Indeed, although he has not known the modern mathematical treatment of special relativity (Minkowski 1907) when he wrote this paper (shortly after the famous one on Special Relativity as a follow-up paper), this is how to understand the physics of its content: The invariant mass of a body, defined in its center-momentum-frame, depdends on the "energy content" of this body. E.g., if you heat up a body of mass $m$, adding heat energy $\Delta q$, the body gets not only hotter (i.e., the temperature increases) but also it's mass changes to $m'=m+\Delta q/c^2$.

Another example is a capacitor in its rest frame. When uncharged it's invariant mass may be $m$. Then if you put a voltage $U$ at it an electric field builds up which adds the electromagnetic field energy $E_{\text{em}}=C U^2/2$. Thus now the mass of the capacitor is $m'=m+C U^2/(2c^2)$.

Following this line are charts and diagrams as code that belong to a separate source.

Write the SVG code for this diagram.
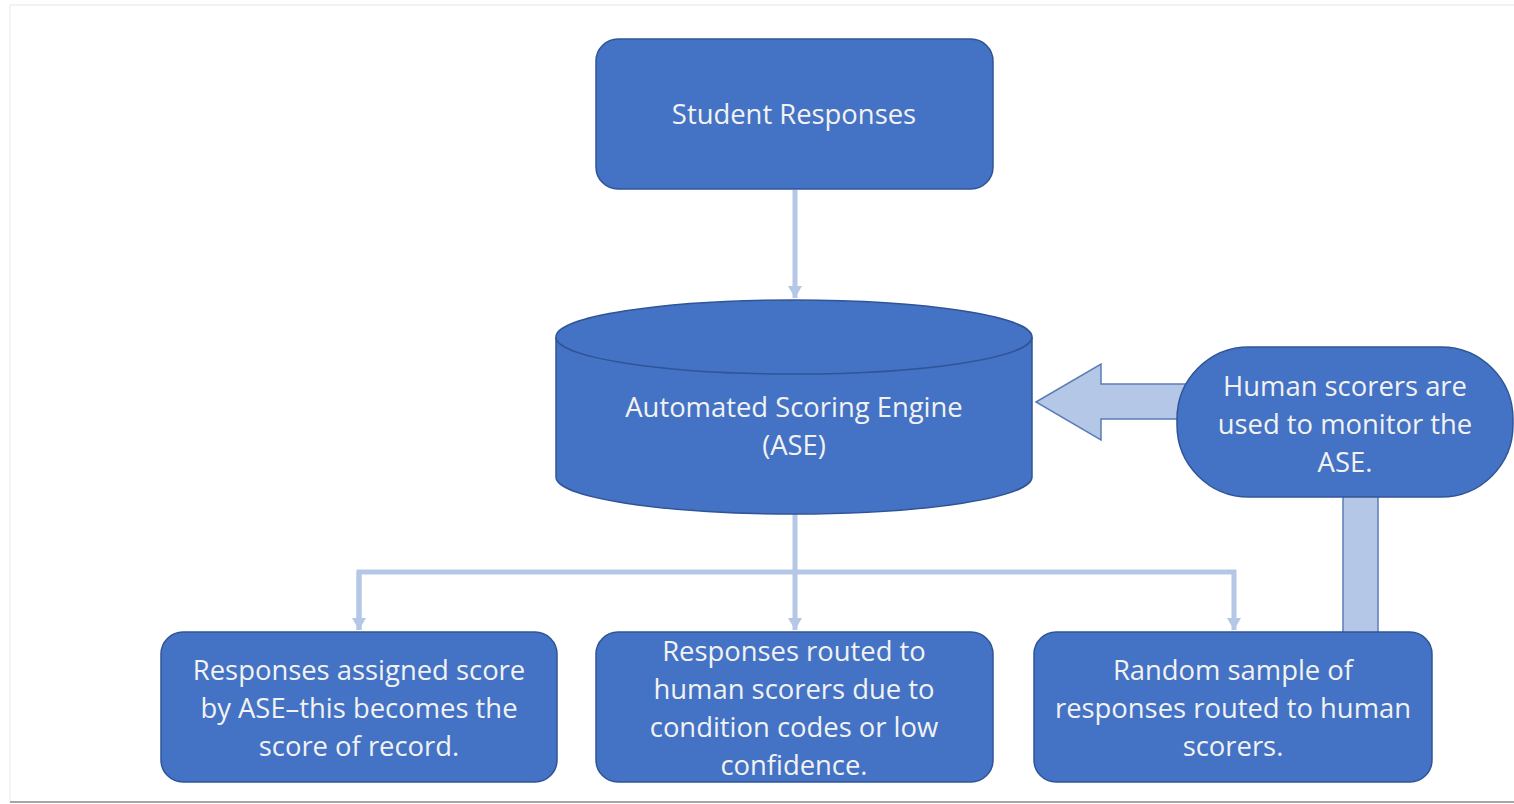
<svg xmlns="http://www.w3.org/2000/svg" width="1514" height="804" viewBox="0 0 1514 804">
<style>
.node{fill:#4472C4;stroke:#2F5597;stroke-width:1.5}
.t{font-family:"Open Sans","Liberation Sans",sans-serif;font-size:27.4px;fill:#F2F2F2;text-anchor:middle}
.c{fill:none;stroke:#B4C7E7;stroke-width:5}
.blk{fill:#B4C7E7;stroke:#5B7DB8;stroke-width:1.5}
</style>
<defs>
<marker id="ah" viewBox="0 0 12 14" refX="12" refY="7" markerWidth="12" markerHeight="14" markerUnits="userSpaceOnUse" orient="auto">
<path d="M0,0 L12,7 L0,14 Z" fill="#B4C7E7"/>
</marker>
</defs>
<rect x="0" y="0" width="1514" height="804" fill="#FFFFFF"/>
<line x1="10" y1="5" x2="1514" y2="5" stroke="#F2F2F2" stroke-width="2"/>
<line x1="10" y1="5" x2="10" y2="802" stroke="#F4F4F4" stroke-width="2"/>
<line x1="10" y1="802" x2="1514" y2="802" stroke="#A6A6A6" stroke-width="2"/>

<g id="connectors">
<path class="c" d="M795,190 L795,298" marker-end="url(#ah)"/>
<path class="c" d="M795,514 L795,630" marker-end="url(#ah)"/>
<path class="c" d="M359,630 L359,572 L1234,572 L1234,630" marker-end="url(#ah)"/>
<path class="c" d="M359,572 L359,630" marker-end="url(#ah)"/>
<path class="blk" d="M1036,402 L1101,364 L1101,384 L1190,384 L1190,419 L1101,419 L1101,440 Z"/>
<rect class="blk" x="1343" y="490" width="35" height="143"/>
</g>

<g id="student-responses">
<rect class="node" x="596" y="39" width="397" height="150" rx="22"/>
<text class="t" x="794" y="124">Student Responses</text>
</g>

<g id="ase">
<path class="node" d="M556,337 L556,477 A238,37 0 0 0 1032,477 L1032,337"/>
<ellipse class="node" cx="794" cy="337" rx="238" ry="37"/>
<text class="t" x="794" y="417">Automated Scoring Engine</text>
<text class="t" x="794" y="455">(ASE)</text>
</g>

<g id="human-monitor">
<rect class="node" x="1177" y="347" width="336" height="150" rx="72"/>
<text class="t" x="1345" y="396">Human scorers are</text>
<text class="t" x="1345" y="434">used to monitor the</text>
<text class="t" x="1345" y="472">ASE.</text>
</g>

<g id="score-of-record">
<rect class="node" x="161" y="632" width="396" height="150" rx="22"/>
<text class="t" x="359" y="680">Responses assigned score</text>
<text class="t" x="359" y="718">by ASE–this becomes the</text>
<text class="t" x="359" y="756">score of record.</text>
</g>

<g id="routed-condition">
<rect class="node" x="596" y="632" width="397" height="150" rx="22"/>
<text class="t" x="794" y="661">Responses routed to</text>
<text class="t" x="794" y="699">human scorers due to</text>
<text class="t" x="794" y="737">condition codes or low</text>
<text class="t" x="794" y="775">confidence.</text>
</g>

<g id="random-sample">
<rect class="node" x="1034" y="632" width="398" height="150" rx="22"/>
<text class="t" x="1233" y="680">Random sample of</text>
<text class="t" x="1233" y="718">responses routed to human</text>
<text class="t" x="1233" y="756">scorers.</text>
</g>
</svg>
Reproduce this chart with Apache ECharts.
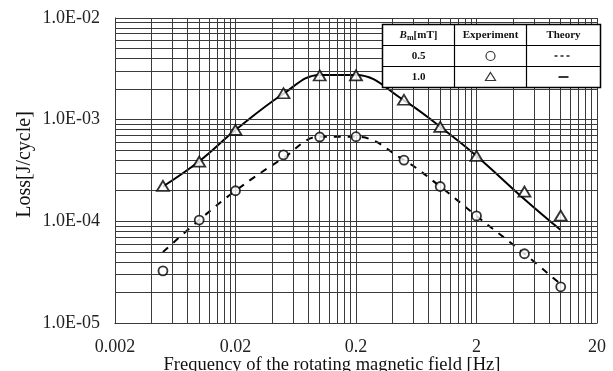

On the other hand, if your body of invariant mass $m$ just moves at a velocity $\vec{v}$, its invariant mass doesn't change (that's why this definition of mass is called invariant, i.e., it's a Minkowski scalar) at all. It's the energy that changes, and it is convenient to include the "rest energy" $E_0=mc^2$ in the total energy. Then the energy of the body is $E=m c^2/\sqrt{1-\vec{v}^2/c^2}$. The reason why this is convenient is that then energy and momentum of a body make up the components of a Minkowki four-vector,
$$(p^{\mu})=(E/c,\vec{p}),$$
with simple transformation properties under Lorentz transformations.

 

[Strilanc]

OK, I think I see the problem... :)
And seriously, kidding aside, you cannot learn physics from video documentaries - they leave out all the important stuff that you need to know to understand what's really going on.

Small caveat:

PBS-related YouTube channels like spacetime/veritaseum/physicsgirl/minutephysics do still leave things out. But they are lightyears better in quality compared to tv documentaries. "They leave stuff out" still applies... but not as much.

This is the video the poster is talking about. It's probably not as bad as you're imagining. It might even surprise you how many times he mentions that something is a common misconception.